Written instruction
Pictures stay out of the copy; restate everything else in the material exactly.

::: Record excerpts

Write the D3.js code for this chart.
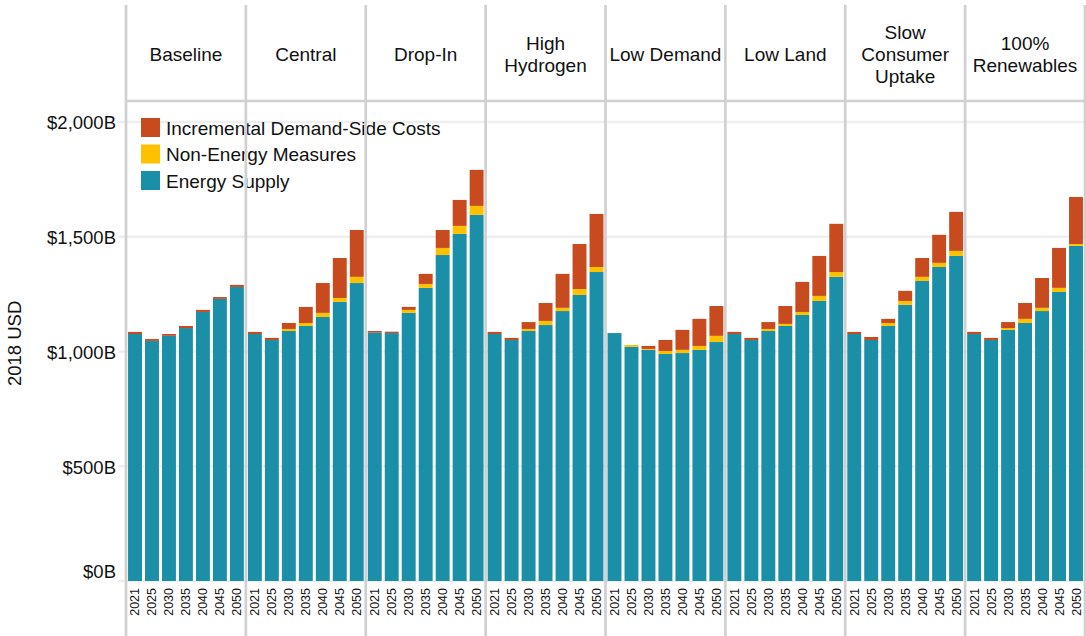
<!DOCTYPE html>
<html>
<head>
<meta charset="utf-8">
<script src="https://cdn.jsdelivr.net/npm/d3@7"></script>
<style>
  body { margin: 0; background: #fff; }
  svg text { font-family: "Liberation Sans", Arial, sans-serif; fill: #111; }
</style>
</head>
<body>
<div id="chart"></div>
<script>
const scenarios = ["Baseline", "Central", "Drop-In", "High\nHydrogen", "Low Demand", "Low Land", "Slow\nConsumer\nUptake", "100%\nRenewables"];
const years = ["2021", "2025", "2030", "2035", "2040", "2045", "2050"];

// values in $B, one row per scenario
const energySupply = [
  [1076, 1046, 1068, 1102, 1172, 1229, 1281],
  [1076, 1050, 1089, 1111, 1150, 1216, 1298],
  [1082, 1080, 1168, 1277, 1420, 1512, 1595],
  [1076, 1050, 1089, 1115, 1176, 1246, 1346],
  [1080, 1020, 1007, 989, 993, 1007, 1041],
  [1076, 1050, 1089, 1111, 1159, 1220, 1325],
  [1076, 1050, 1111, 1203, 1307, 1368, 1416],
  [1076, 1050, 1094, 1124, 1176, 1259, 1460]
];
const nonEnergy = [
  [0, 0, 0, 0, 0, 0, 0],
  [0, 0, 9, 13, 18, 17, 27],
  [0, 0, 13, 17, 31, 35, 39],
  [0, 0, 9, 18, 14, 26, 22],
  [0, 8, 4, 13, 14, 17, 27],
  [0, 0, 9, 9, 13, 22, 21],
  [0, 0, 13, 17, 18, 18, 22],
  [0, 0, 8, 18, 14, 18, 8]
];
const demandSide = [
  [9, 8, 8, 9, 9, 8, 9],
  [9, 9, 26, 70, 130, 174, 204],
  [7, 6, 13, 44, 78, 113, 157],
  [9, 9, 30, 78, 148, 196, 231],
  [0, 0, 13, 48, 87, 118, 130],
  [9, 9, 30, 78, 131, 174, 210],
  [9, 13, 18, 44, 82, 122, 170],
  [9, 9, 26, 69, 130, 174, 205]
];
const seriesNames = ["Energy Supply", "Non-Energy Measures", "Incremental Demand-Side Costs"];
const seriesColors = ["#1a8fa7", "#ffc000", "#c84b20"];
const yTicks = [0, 500, 1000, 1500, 2000];

const width = 1086, height = 636;
const left = 126, right = 1085, headerTop = 5, headerBottom = 101, plotBottom = 581;

const svg = d3.select("#chart").append("svg")
  .attr("width", width)
  .attr("height", height);

const rows = [];
scenarios.forEach((s, si) => {
  years.forEach((yr, yi) => {
    rows.push({
      scenario: s, year: yr,
      "Energy Supply": energySupply[si][yi],
      "Non-Energy Measures": nonEnergy[si][yi],
      "Incremental Demand-Side Costs": demandSide[si][yi]
    });
  });
});

const x0 = d3.scaleBand().domain(scenarios).range([left, right]).padding(0);
const x1 = d3.scaleBand().domain(years).range([0, x0.bandwidth()]).paddingInner(0.18).paddingOuter(0.12);
const y = d3.scaleLinear().domain([0, 2091]).range([plotBottom, headerBottom]);

// gridlines
svg.append("g")
  .selectAll("line")
  .data(yTicks)
  .join("line")
  .attr("x1", left - 8)
  .attr("x2", right)
  .attr("y1", d => y(d))
  .attr("y2", d => y(d))
  .attr("stroke", "#efefef")
  .attr("stroke-width", 2.5);

// y tick labels
svg.append("g")
  .selectAll("text")
  .data(yTicks)
  .join("text")
  .attr("x", 116)
  .attr("y", d => d === 0 ? y(d) - 9 : y(d) + 1)
  .attr("dy", "0.35em")
  .attr("text-anchor", "end")
  .style("font-size", "18.5px")
  .text(d => "$" + d3.format(",")(d) + "B");

svg.append("text")
  .attr("transform", `translate(21, ${y(1000) - 8}) rotate(-90)`)
  .attr("text-anchor", "middle")
  .style("font-size", "18.5px")
  .text("2018 USD");

// bars
const stack = d3.stack().keys(seriesNames);
const layers = stack(rows);

svg.append("g")
  .selectAll("g")
  .data(layers)
  .join("g")
  .attr("fill", (d, i) => seriesColors[i])
  .selectAll("rect")
  .data(d => d)
  .join("rect")
  .attr("x", d => x0(d.data.scenario) + x1(d.data.year))
  .attr("width", x1.bandwidth())
  .attr("y", d => y(d[1]))
  .attr("height", d => Math.max(0, y(d[0]) - y(d[1])));

// year labels
svg.append("g")
  .selectAll("text")
  .data(rows)
  .join("text")
  .attr("transform", d => `translate(${x0(d.scenario) + x1(d.year) + x1.bandwidth() / 2 + 4.5}, 588) rotate(-90)`)
  .attr("text-anchor", "end")
  .style("font-size", "12.5px")
  .text(d => d.year);

// legend
const legendItems = [
  { name: seriesNames[2], color: seriesColors[2] },
  { name: seriesNames[1], color: seriesColors[1] },
  { name: seriesNames[0], color: seriesColors[0] }
];
const legend = svg.append("g").attr("transform", "translate(141, 118)");
legend.selectAll("rect")
  .data(legendItems)
  .join("rect")
  .attr("x", 0)
  .attr("y", (d, i) => i * 26.5)
  .attr("width", 19)
  .attr("height", 19)
  .attr("fill", d => d.color);
legend.selectAll("text")
  .data(legendItems)
  .join("text")
  .attr("x", 25)
  .attr("y", (d, i) => i * 26.5 + 10)
  .attr("dy", "0.35em")
  .style("font-size", "19px")
  .text(d => d.name);

// panel dividers and header
const edges = scenarios.map(s => x0(s)).concat([right]);
svg.append("g")
  .selectAll("line")
  .data(edges)
  .join("line")
  .attr("x1", d => d)
  .attr("x2", d => d)
  .attr("y1", headerTop)
  .attr("y2", height)
  .attr("stroke", "#d0d0d0")
  .attr("stroke-width", 2.7);

svg.append("line")
  .attr("x1", left)
  .attr("x2", right)
  .attr("y1", headerBottom)
  .attr("y2", headerBottom)
  .attr("stroke", "#d0d0d0")
  .attr("stroke-width", 2.7);

const headers = svg.append("g")
  .selectAll("text")
  .data(scenarios)
  .join("text")
  .attr("text-anchor", "middle")
  .style("font-size", "19px");

headers.each(function (s) {
  const lines = s.split("\n");
  const cx = x0(s) + x0.bandwidth() / 2;
  const lh = 22;
  const start = (headerTop + headerBottom) / 2 + 1 - (lines.length - 1) * lh / 2;
  d3.select(this).selectAll("tspan")
    .data(lines)
    .join("tspan")
    .attr("x", cx)
    .attr("y", (d, i) => start + i * lh)
    .attr("dy", "0.35em")
    .text(d => d);
});
</script>
</body>
</html>
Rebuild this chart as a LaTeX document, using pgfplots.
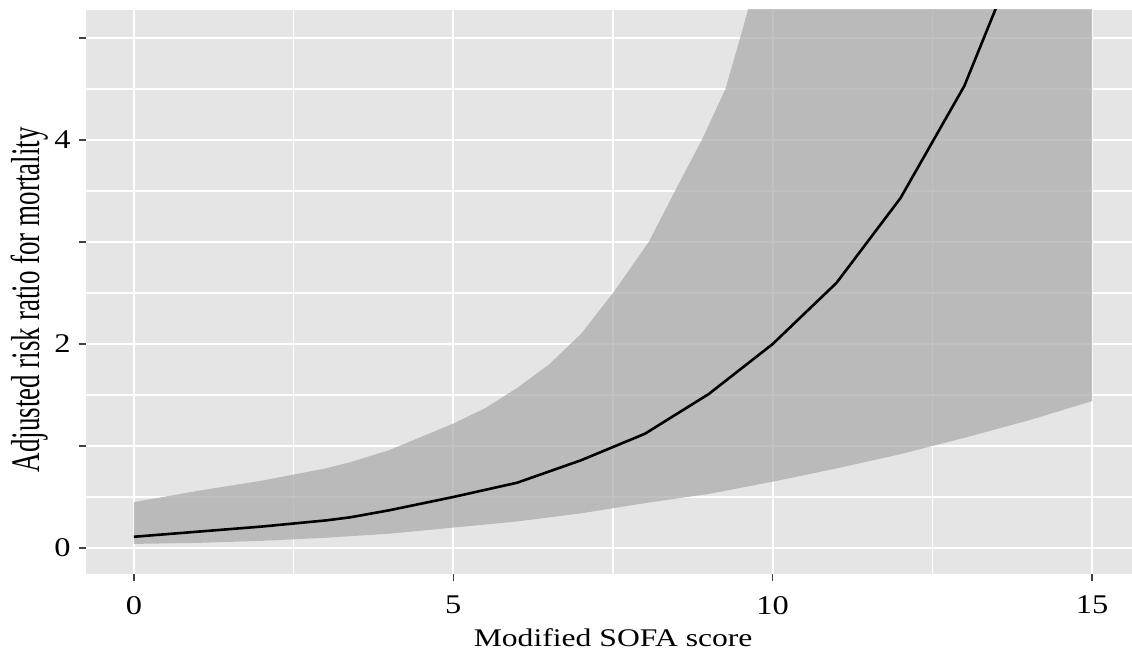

::::::

Output for this task
Write the D3.js code for this chart.
<!DOCTYPE html>
<html>
<head>
<meta charset="utf-8">
<script src="https://cdn.jsdelivr.net/npm/d3@7"></script>
<style>
  body { margin: 0; background: #fff; }
  svg text { font-family: "Liberation Sans", Arial, sans-serif; fill: #111; }
</style>
</head>
<body>
<div id="chart"></div>
<script>
const scenarios = ["Baseline", "Central", "Drop-In", "High\nHydrogen", "Low Demand", "Low Land", "Slow\nConsumer\nUptake", "100%\nRenewables"];
const years = ["2021", "2025", "2030", "2035", "2040", "2045", "2050"];

// values in $B, one row per scenario
const energySupply = [
  [1076, 1046, 1068, 1102, 1172, 1229, 1281],
  [1076, 1050, 1089, 1111, 1150, 1216, 1298],
  [1082, 1080, 1168, 1277, 1420, 1512, 1595],
  [1076, 1050, 1089, 1115, 1176, 1246, 1346],
  [1080, 1020, 1007, 989, 993, 1007, 1041],
  [1076, 1050, 1089, 1111, 1159, 1220, 1325],
  [1076, 1050, 1111, 1203, 1307, 1368, 1416],
  [1076, 1050, 1094, 1124, 1176, 1259, 1460]
];
const nonEnergy = [
  [0, 0, 0, 0, 0, 0, 0],
  [0, 0, 9, 13, 18, 17, 27],
  [0, 0, 13, 17, 31, 35, 39],
  [0, 0, 9, 18, 14, 26, 22],
  [0, 8, 4, 13, 14, 17, 27],
  [0, 0, 9, 9, 13, 22, 21],
  [0, 0, 13, 17, 18, 18, 22],
  [0, 0, 8, 18, 14, 18, 8]
];
const demandSide = [
  [9, 8, 8, 9, 9, 8, 9],
  [9, 9, 26, 70, 130, 174, 204],
  [7, 6, 13, 44, 78, 113, 157],
  [9, 9, 30, 78, 148, 196, 231],
  [0, 0, 13, 48, 87, 118, 130],
  [9, 9, 30, 78, 131, 174, 210],
  [9, 13, 18, 44, 82, 122, 170],
  [9, 9, 26, 69, 130, 174, 205]
];
const seriesNames = ["Energy Supply", "Non-Energy Measures", "Incremental Demand-Side Costs"];
const seriesColors = ["#1a8fa7", "#ffc000", "#c84b20"];
const yTicks = [0, 500, 1000, 1500, 2000];

const width = 1086, height = 636;
const left = 126, right = 1085, headerTop = 5, headerBottom = 101, plotBottom = 581;

const svg = d3.select("#chart").append("svg")
  .attr("width", width)
  .attr("height", height);

const rows = [];
scenarios.forEach((s, si) => {
  years.forEach((yr, yi) => {
    rows.push({
      scenario: s, year: yr,
      "Energy Supply": energySupply[si][yi],
      "Non-Energy Measures": nonEnergy[si][yi],
      "Incremental Demand-Side Costs": demandSide[si][yi]
    });
  });
});

const x0 = d3.scaleBand().domain(scenarios).range([left, right]).padding(0);
const x1 = d3.scaleBand().domain(years).range([0, x0.bandwidth()]).paddingInner(0.18).paddingOuter(0.12);
const y = d3.scaleLinear().domain([0, 2091]).range([plotBottom, headerBottom]);

// gridlines
svg.append("g")
  .selectAll("line")
  .data(yTicks)
  .join("line")
  .attr("x1", left - 8)
  .attr("x2", right)
  .attr("y1", d => y(d))
  .attr("y2", d => y(d))
  .attr("stroke", "#efefef")
  .attr("stroke-width", 2.5);

// y tick labels
svg.append("g")
  .selectAll("text")
  .data(yTicks)
  .join("text")
  .attr("x", 116)
  .attr("y", d => d === 0 ? y(d) - 9 : y(d) + 1)
  .attr("dy", "0.35em")
  .attr("text-anchor", "end")
  .style("font-size", "18.5px")
  .text(d => "$" + d3.format(",")(d) + "B");

svg.append("text")
  .attr("transform", `translate(21, ${y(1000) - 8}) rotate(-90)`)
  .attr("text-anchor", "middle")
  .style("font-size", "18.5px")
  .text("2018 USD");

// bars
const stack = d3.stack().keys(seriesNames);
const layers = stack(rows);

svg.append("g")
  .selectAll("g")
  .data(layers)
  .join("g")
  .attr("fill", (d, i) => seriesColors[i])
  .selectAll("rect")
  .data(d => d)
  .join("rect")
  .attr("x", d => x0(d.data.scenario) + x1(d.data.year))
  .attr("width", x1.bandwidth())
  .attr("y", d => y(d[1]))
  .attr("height", d => Math.max(0, y(d[0]) - y(d[1])));

// year labels
svg.append("g")
  .selectAll("text")
  .data(rows)
  .join("text")
  .attr("transform", d => `translate(${x0(d.scenario) + x1(d.year) + x1.bandwidth() / 2 + 4.5}, 588) rotate(-90)`)
  .attr("text-anchor", "end")
  .style("font-size", "12.5px")
  .text(d => d.year);

// legend
const legendItems = [
  { name: seriesNames[2], color: seriesColors[2] },
  { name: seriesNames[1], color: seriesColors[1] },
  { name: seriesNames[0], color: seriesColors[0] }
];
const legend = svg.append("g").attr("transform", "translate(141, 118)");
legend.selectAll("rect")
  .data(legendItems)
  .join("rect")
  .attr("x", 0)
  .attr("y", (d, i) => i * 26.5)
  .attr("width", 19)
  .attr("height", 19)
  .attr("fill", d => d.color);
legend.selectAll("text")
  .data(legendItems)
  .join("text")
  .attr("x", 25)
  .attr("y", (d, i) => i * 26.5 + 10)
  .attr("dy", "0.35em")
  .style("font-size", "19px")
  .text(d => d.name);

// panel dividers and header
const edges = scenarios.map(s => x0(s)).concat([right]);
svg.append("g")
  .selectAll("line")
  .data(edges)
  .join("line")
  .attr("x1", d => d)
  .attr("x2", d => d)
  .attr("y1", headerTop)
  .attr("y2", height)
  .attr("stroke", "#d0d0d0")
  .attr("stroke-width", 2.7);

svg.append("line")
  .attr("x1", left)
  .attr("x2", right)
  .attr("y1", headerBottom)
  .attr("y2", headerBottom)
  .attr("stroke", "#d0d0d0")
  .attr("stroke-width", 2.7);

const headers = svg.append("g")
  .selectAll("text")
  .data(scenarios)
  .join("text")
  .attr("text-anchor", "middle")
  .style("font-size", "19px");

headers.each(function (s) {
  const lines = s.split("\n");
  const cx = x0(s) + x0.bandwidth() / 2;
  const lh = 22;
  const start = (headerTop + headerBottom) / 2 + 1 - (lines.length - 1) * lh / 2;
  d3.select(this).selectAll("tspan")
    .data(lines)
    .join("tspan")
    .attr("x", cx)
    .attr("y", (d, i) => start + i * lh)
    .attr("dy", "0.35em")
    .text(d => d);
});
</script>
</body>
</html>
Rebuild this chart as a LaTeX document, using pgfplots.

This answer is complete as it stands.